Now, while this change in its approach to proportionality is born out of the Court’s own findings, it may nevertheless be poorly received by the Latin American human rights community, very much used to working from an expanded understanding of Barrios Altos, that leaves little chance for the early release of jailed international criminals. It will be important for human rights advocates to understand that the process started by La Rochela is a direct response to the human rights challenges of the 21st century, just as much as Barrios Altos was a response to the challenges of the 20th. A strong proportionality principle will still be the rule, but once one exception is allowed, it is to be expected that others will follow. One cannot give a blessing to lenient punishment in some exceptional circumstances, while at the same time barring any lenity in punishment in other equally exceptional circumstances.

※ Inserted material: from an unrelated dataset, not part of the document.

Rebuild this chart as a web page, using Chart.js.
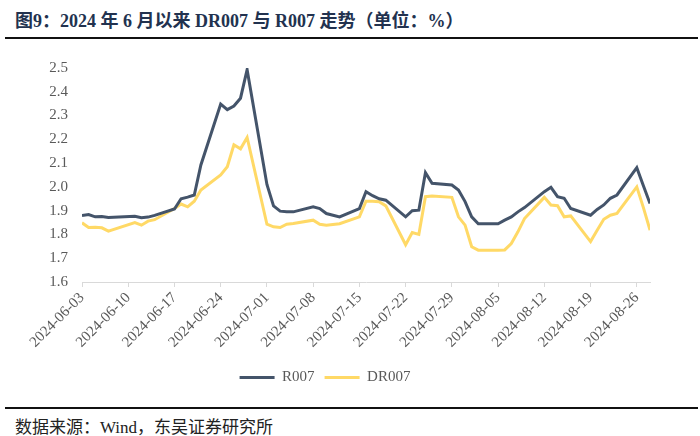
<!DOCTYPE html>
<html>
<head>
<meta charset="utf-8">
<script src="https://cdn.jsdelivr.net/npm/chart.js@4/dist/chart.umd.min.js"></script>
<style>
  html, body { margin: 0; padding: 0; background: #fff; }
  #page { position: relative; width: 700px; height: 436px; overflow: hidden; }
  #title {
    position: absolute; left: 15px; top: 6px;
    font-family: "Liberation Serif", "Noto Sans CJK SC", serif;
    font-weight: bold; font-size: 18px; color: #22324F; white-space: nowrap;
  }
  .rule { position: absolute; left: 5px; width: 693px; height: 2px; background: #111; }
  #source {
    position: absolute; left: 15px; top: 413px;
    font-family: "Liberation Serif", "Noto Sans CJK SC", serif;
    font-size: 17px; color: #222; white-space: nowrap;
  }
  #chart { position: absolute; left: 0; top: 45px; }
</style>
</head>
<body>
<div id="page">
  <div id="title">图9：2024 年 6 月以来 DR007 与 R007 走势（单位：%）</div>
  <div class="rule" style="top:37px"></div>
  <canvas id="chart" width="700" height="355"></canvas>
  <div class="rule" style="top:407px"></div>
  <div id="source">数据来源：Wind，东吴证券研究所</div>
</div>
<script>
// trading days, 2024-06-03 .. 2024-08-28
const dates = [
    "2024-06-03", "2024-06-04", "2024-06-05", "2024-06-06", "2024-06-07",
    "2024-06-11", "2024-06-12", "2024-06-13", "2024-06-14",
    "2024-06-17", "2024-06-18", "2024-06-19", "2024-06-20", "2024-06-21",
    "2024-06-24", "2024-06-25", "2024-06-26", "2024-06-27", "2024-06-28",
    "2024-07-01", "2024-07-02", "2024-07-03", "2024-07-04", "2024-07-05",
    "2024-07-08", "2024-07-09", "2024-07-10", "2024-07-11", "2024-07-12",
    "2024-07-15", "2024-07-16", "2024-07-17", "2024-07-18", "2024-07-19",
    "2024-07-22", "2024-07-23", "2024-07-24", "2024-07-25", "2024-07-26",
    "2024-07-29", "2024-07-30", "2024-07-31", "2024-08-01", "2024-08-02",
    "2024-08-05", "2024-08-06", "2024-08-07", "2024-08-08", "2024-08-09",
    "2024-08-12", "2024-08-13", "2024-08-14", "2024-08-15", "2024-08-16",
    "2024-08-19", "2024-08-20", "2024-08-21", "2024-08-22", "2024-08-23",
    "2024-08-26", "2024-08-27", "2024-08-28"
];

const r007 = [
    1.880, 1.884, 1.874, 1.875, 1.871,
    1.876, 1.870, 1.873, 1.880,
    1.907, 1.950, 1.957, 1.966, 2.092,
    2.348, 2.325, 2.340, 2.373, 2.493,
    2.010, 1.920, 1.898, 1.895, 1.895,
    1.916, 1.909, 1.888, 1.881, 1.874,
    1.909, 1.980, 1.963, 1.950, 1.944,
    1.874, 1.900, 1.902, 2.060, 2.015,
    2.008, 1.987, 1.938, 1.874, 1.845,
    1.845, 1.860, 1.874, 1.895, 1.913,
    1.980, 1.998, 1.959, 1.952, 1.909,
    1.881, 1.905, 1.924, 1.952, 1.966,
    2.081, 2.005, 1.930
];

const dr007 = [
    1.849, 1.829, 1.830, 1.828, 1.814,
    1.850, 1.839, 1.856, 1.862,
    1.909, 1.928, 1.916, 1.940, 1.987,
    2.050, 2.085, 2.177, 2.160, 2.208,
    1.843, 1.832, 1.829, 1.843, 1.846,
    1.860, 1.843, 1.839, 1.842, 1.845,
    1.874, 1.940, 1.940, 1.938, 1.920,
    1.757, 1.808, 1.800, 1.959, 1.962,
    1.956, 1.874, 1.839, 1.748, 1.734,
    1.734, 1.735, 1.762, 1.811, 1.867,
    1.956, 1.924, 1.921, 1.874, 1.878,
    1.770, 1.818, 1.864, 1.881, 1.888,
    2.000, 1.913, 1.818
];

const yTicks = [1.6, 1.7, 1.8, 1.9, 2.0, 2.1, 2.2, 2.3, 2.4, 2.5];

const DAY = 24 * 3600 * 1000;
const startMs = Date.parse(dates[0] + "T00:00:00Z");
const dayOf = d => Math.round((Date.parse(d + "T00:00:00Z") - startMs) / DAY);
const lastDay = dayOf(dates[dates.length - 1]);

function toLabel(day) {
    return new Date(startMs + day * DAY).toISOString().slice(0, 10);
}

const serif = "'Liberation Serif', 'Times New Roman', serif";

new Chart(document.getElementById('chart'), {
    type: 'line',
    data: {
        datasets: [
            {
                label: 'R007',
                data: dates.map((d, i) => ({ x: dayOf(d), y: r007[i] })),
                borderColor: '#44546A',
                backgroundColor: '#44546A',
                borderWidth: 3,
                pointRadius: 0,
                tension: 0
            },
            {
                label: 'DR007',
                data: dates.map((d, i) => ({ x: dayOf(d), y: dr007[i] })),
                borderColor: '#FFD966',
                backgroundColor: '#FFD966',
                borderWidth: 3,
                pointRadius: 0,
                tension: 0
            }
        ]
    },
    options: {
        responsive: false,
        animation: false,
        layout: { padding: { top: 22, right: 50, bottom: 5, left: 0 } },
        plugins: {
            tooltip: { enabled: false },
            legend: {
                position: 'bottom',
                labels: {
                    usePointStyle: true,
                    pointStyle: 'line',
                    pointStyleWidth: 35,
                    boxHeight: 3,
                    padding: 10,
                    color: '#595959',
                    font: { family: serif, size: 15 }
                }
            }
        },
        scales: {
            x: {
                type: 'linear',
                min: 0,
                max: lastDay,
                afterFit: s => { s.height = 78; },
                border: { display: true, color: '#D9D9D9', width: 1 },
                grid: { drawOnChartArea: false, drawTicks: true, tickLength: 5, color: '#D9D9D9' },
                ticks: {
                    stepSize: 7,
                    includeBounds: false,
                    minRotation: 45,
                    maxRotation: 45,
                    autoSkip: false,
                    padding: 2,
                    color: '#595959',
                    font: { family: serif, size: 15 },
                    callback: v => toLabel(v)
                }
            },
            y: {
                min: yTicks[0],
                max: yTicks[yTicks.length - 1],
                afterFit: s => { s.width = 82; },
                afterBuildTicks: s => { s.ticks = yTicks.map(v => ({ value: v })); },
                border: { display: false },
                grid: { display: false, drawTicks: false },
                ticks: {
                    padding: 14,
                    color: '#595959',
                    font: { family: serif, size: 15 },
                    callback: v => v.toFixed(1)
                }
            }
        }
    }
});
</script>
</body>
</html>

Moreover, it is still unlikely that this new approach would benefit Alberto Fujimori, who not only remains un-repented of his crimes, but does not seem to be in any form of terminal or extremely ill state that could render his sentence useless. Not to mention the many domestic legal hurdles his proposed pardon would need to face. If anything, other less media sensitive inmates may be benefited, in more justifiable circumstances. After all, one very significant risk Peru’s human rights community needs to avoid in these difficult transitional times is that of the black swan approach to justice, where rules are designed inductively, from a very specific case, and then applied generally. It is justice and humanitarian values -not keeping a specific autocrat in jail- that should inform progressive development of human rights.